The Fed ‘put’ paradox.
(4) current valuations. I believe that Averages are grossly overvalued [as determined by my Valuation Model].
At the moment, [a] the US economic numbers are not that great, the global stats are worse and, absent a US/China trade deal, are not apt to get better---all of which augurs poorly for corporate profits, [b] long term interest rates are plunging and the yield curve is flattening, both suggesting that a weaker economy, and perhaps even recession, is in our future, and yet [c] equity prices are at their all-time highs. The only explanation that I have for this is in the context that the global central banks measure their success by the performance of the stock Market and act accordingly. As long as that is the paradigm, fundamental economics and valuations will likely remain irrelevant.
As prices continue to rise, I will be primarily focused on those stocks that trade into their Sell Half Range and act accordingly. However, there are certain segments of the economy/Market that have been punished severely (e.g. health care) with the stocks of the companies serving those industries down 30-70%. I am compiling a list of potential Buy candidates that can be bought on any correction in the Market; even a minor one.

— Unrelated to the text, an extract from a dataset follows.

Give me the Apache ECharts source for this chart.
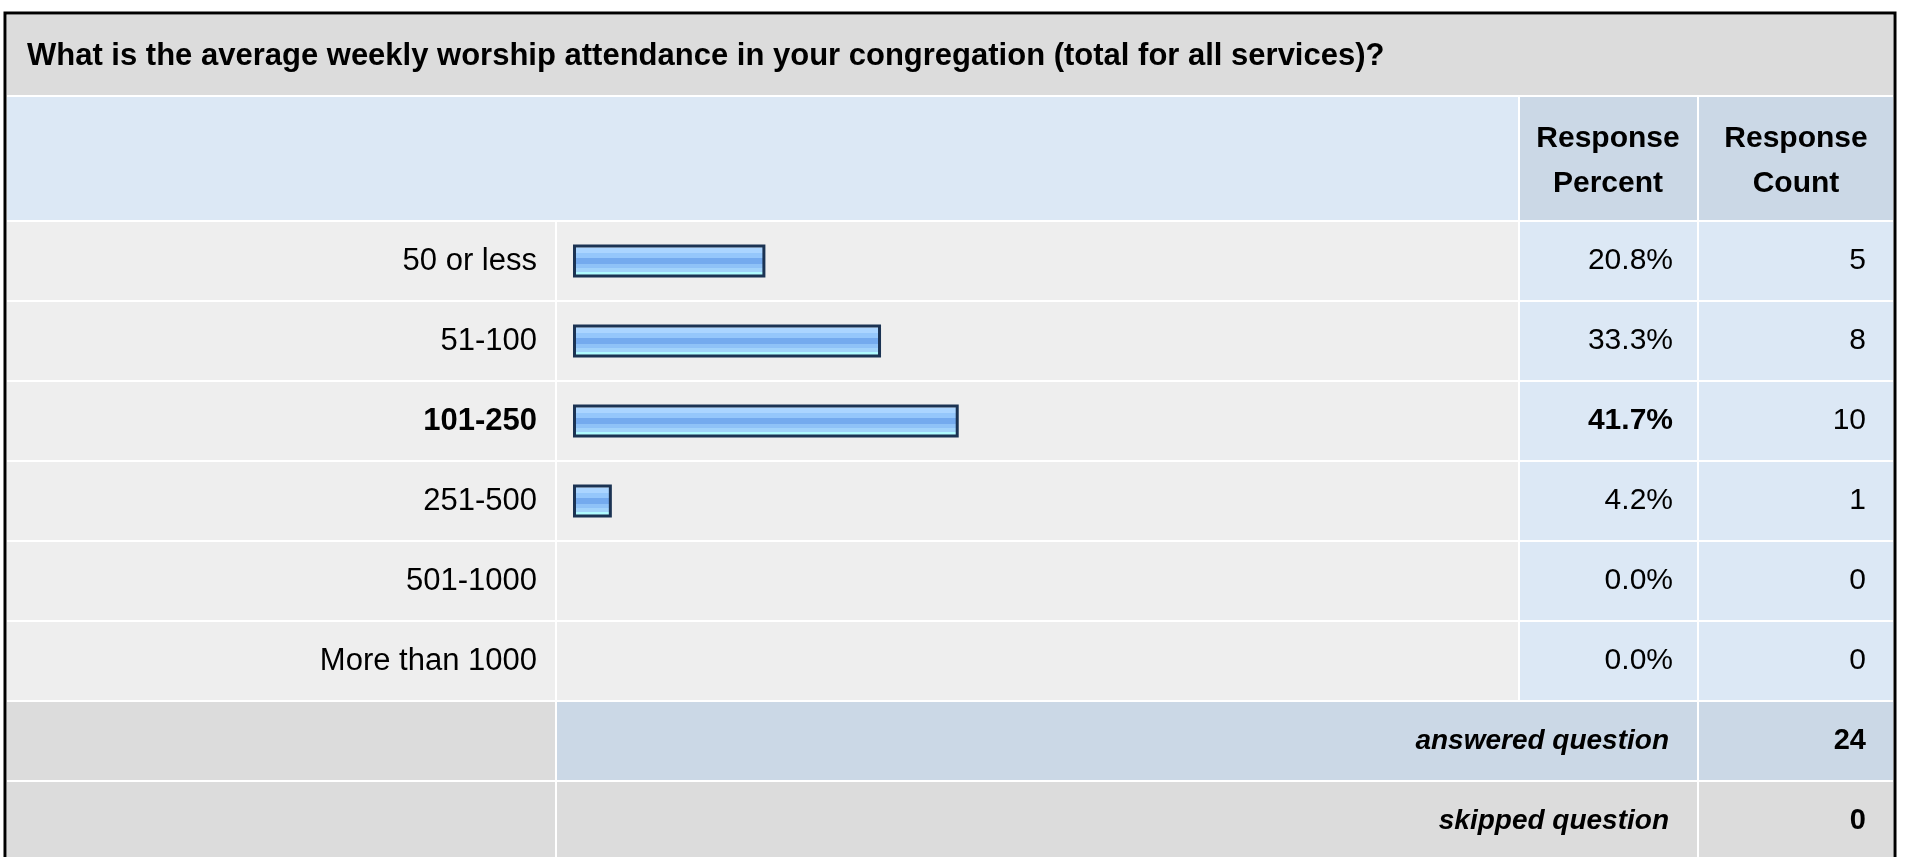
<!DOCTYPE html>
<html>
<head>
<meta charset="utf-8">
<title>Average weekly worship attendance</title>
<script src="https://cdn.jsdelivr.net/npm/echarts@6/dist/echarts.min.js"></script>
<style>
  html, body { margin: 0; padding: 0; background: #ffffff; }
  #chart { width: 1907px; height: 857px; }
</style>
</head>
<body>
<div id="chart"></div>
<script>
const question = "What is the average weekly worship attendance in your congregation (total for all services)?";
const categories = ["50 or less", "51-100", "101-250", "251-500", "501-1000", "More than 1000"];
const percents = [20.8, 33.3, 41.7, 4.2, 0.0, 0.0];
const counts = [5, 8, 10, 1, 0, 0];
const summaryLabels = ["answered question", "skipped question"];
const summaryValues = [24, 0];
const highlightIndex = 2; // the row shown in bold

const FONT = "'Liberation Sans', Arial, sans-serif";

// table layout
const colLabelEnd = 555;
const colBarStart = 557;
const colBarEnd = 1518;
const colPctStart = 1520;
const colPctEnd = 1697;
const colCntStart = 1699;
const colCntEnd = 1893;
const rowTop = 221;
const rowPitch = 80;

const chart = echarts.init(document.getElementById("chart"));

function rect(x, y, w, h, fill) {
  return { type: "rect", z: -1, shape: { x: x, y: y, width: w, height: h }, style: { fill: fill } };
}

function text(x, y, str, align, extra) {
  return {
    type: "text",
    z: 5,
    style: Object.assign({
      x: x, y: y, text: str, align: align, verticalAlign: "middle",
      fill: "#000", font: "30px " + FONT
    }, extra || {})
  };
}

const graphics = [];
// title band and header band
graphics.push(rect(7, 15, colCntEnd - 7, 80, "#dcdcdc"));
graphics.push(rect(7, 97, colBarEnd - 7, 123, "#dce8f5"));
graphics.push(rect(colPctStart, 97, colPctEnd - colPctStart, 123, "#cbd8e6"));
graphics.push(rect(colCntStart, 97, colCntEnd - colCntStart, 123, "#cbd8e6"));

// data rows
categories.forEach(function (c, i) {
  const y = rowTop + 1 + i * rowPitch;
  graphics.push(rect(7, y, colLabelEnd - 7, 78, "#eeeeee"));
  graphics.push(rect(colBarStart, y, colBarEnd - colBarStart, 78, "#eeeeee"));
  graphics.push(rect(colPctStart, y, colPctEnd - colPctStart, 78, "#dce8f5"));
  graphics.push(rect(colCntStart, y, colCntEnd - colCntStart, 78, "#dce8f5"));
});

// summary rows
summaryLabels.forEach(function (lab, i) {
  const y = rowTop + 1 + (categories.length + i) * rowPitch;
  const fill = i === 0 ? "#cbd8e6" : "#dcdcdc";
  graphics.push(rect(7, y, colLabelEnd - 7, 78, "#dcdcdc"));
  graphics.push(rect(colBarStart, y, colPctEnd - colBarStart, 78, fill));
  graphics.push(rect(colCntStart, y, colCntEnd - colCntStart, 78, fill));
  graphics.push(text(1669, y + 39, lab, "right", { font: "italic bold 28px " + FONT }));
  graphics.push(text(1866, y + 39, String(summaryValues[i]), "right", { font: "bold 29px " + FONT }));
});

// outer frame
graphics.push({
  type: "rect", z: 6,
  shape: { x: 5, y: 13, width: 1890, height: 860 },
  style: { fill: null, stroke: "#000", lineWidth: 3 }
});

graphics.push(text(27, 56, question, "left", { font: "bold 31px " + FONT }));
graphics.push(text(1608, 161, "Response\nPercent", "center", { font: "bold 30px " + FONT, lineHeight: 45 }));
graphics.push(text(1796, 161, "Response\nCount", "center", { font: "bold 30px " + FONT, lineHeight: 45 }));

const barFill = new echarts.graphic.LinearGradient(0, 0, 0, 1, [
  { offset: 0, color: "#d0e9ff" },
  { offset: 0.1, color: "#d0e9ff" },
  { offset: 0.1, color: "#abd5ff" },
  { offset: 0.25, color: "#abd5ff" },
  { offset: 0.25, color: "#95c7fb" },
  { offset: 0.42, color: "#95c7fb" },
  { offset: 0.42, color: "#74aaee" },
  { offset: 0.58, color: "#74aaee" },
  { offset: 0.58, color: "#8fc2f7" },
  { offset: 0.72, color: "#8fc2f7" },
  { offset: 0.72, color: "#a2d3fb" },
  { offset: 0.82, color: "#a2d3fb" },
  { offset: 0.82, color: "#b0fbff" },
  { offset: 1, color: "#b0fbff" }
]);

function boldRow(v, i) {
  return i === highlightIndex ? "{b|" + v + "}" : v;
}

const labelStyle = { fontSize: 30, fontFamily: FONT, color: "#000" };
const boldRich = { b: { fontSize: 30, fontFamily: FONT, fontWeight: "bold", color: "#000" } };

const option = {
  animation: false,
  graphic: graphics,
  grid: { left: 573, top: rowTop, width: 925, height: categories.length * rowPitch },
  xAxis: { type: "value", min: 0, max: 100, show: false },
  yAxis: [
    {
      type: "category", data: categories, inverse: true, position: "left",
      axisLine: { show: false }, axisTick: { show: false }, splitLine: { show: false },
      axisLabel: Object.assign({ margin: 36, formatter: boldRow, rich: { b: Object.assign({}, boldRich.b, { fontSize: 31 }) } },
        labelStyle, { fontSize: 31 })
    },
    {
      type: "category", data: percents.map(function (p) { return p.toFixed(1) + "%"; }),
      inverse: true, position: "right",
      axisLine: { show: false }, axisTick: { show: false }, splitLine: { show: false },
      axisLabel: Object.assign({ margin: 175, align: "right", formatter: boldRow, rich: boldRich }, labelStyle)
    },
    {
      type: "category", data: counts.map(String), inverse: true, position: "right",
      axisLine: { show: false }, axisTick: { show: false }, splitLine: { show: false },
      axisLabel: Object.assign({ margin: 368, align: "right" }, labelStyle)
    }
  ],
  series: [
    {
      type: "bar",
      yAxisIndex: 0,
      barWidth: 33,
      data: percents.map(function (p) {
        return p > 0 ? p : { value: p, itemStyle: { borderWidth: 0 } };
      }),
      itemStyle: { color: barFill, borderColor: "#1b3353", borderWidth: 3 }
    }
  ]
};

chart.setOption(option);
window.addEventListener("resize", function () { chart.resize(); });
</script>
</body>
</html>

This week, I added AbbVie to the Dividend Growth and High Yield Buy Lists.
Bottom line: fiscal policy is negatively impacting the E in P/E. On the other hand, a new regulatory environment is a plus. Any improvement in our trade regime with China should have a positive impact on secular growth and, hence, equity valuations---if it occurs. More important, a global central bank ‘put’ has returned and, if history is any guide, will almost assuredly be a plus for stock prices.
As a reminder, my Portfolio’s cash position didn’t reach its current level as a result of the Valuation Models estimate of Fair Value for the Averages. Rather I apply it to each stock in my Portfolio and when a stock reaches its Sell Half Range (overvalued), I reduce the size of that holding. That forces me to recognize a portion of the profit of a successful investment and, just as important, build a reserve to buy stocks cheaply when the inevitable decline occurs.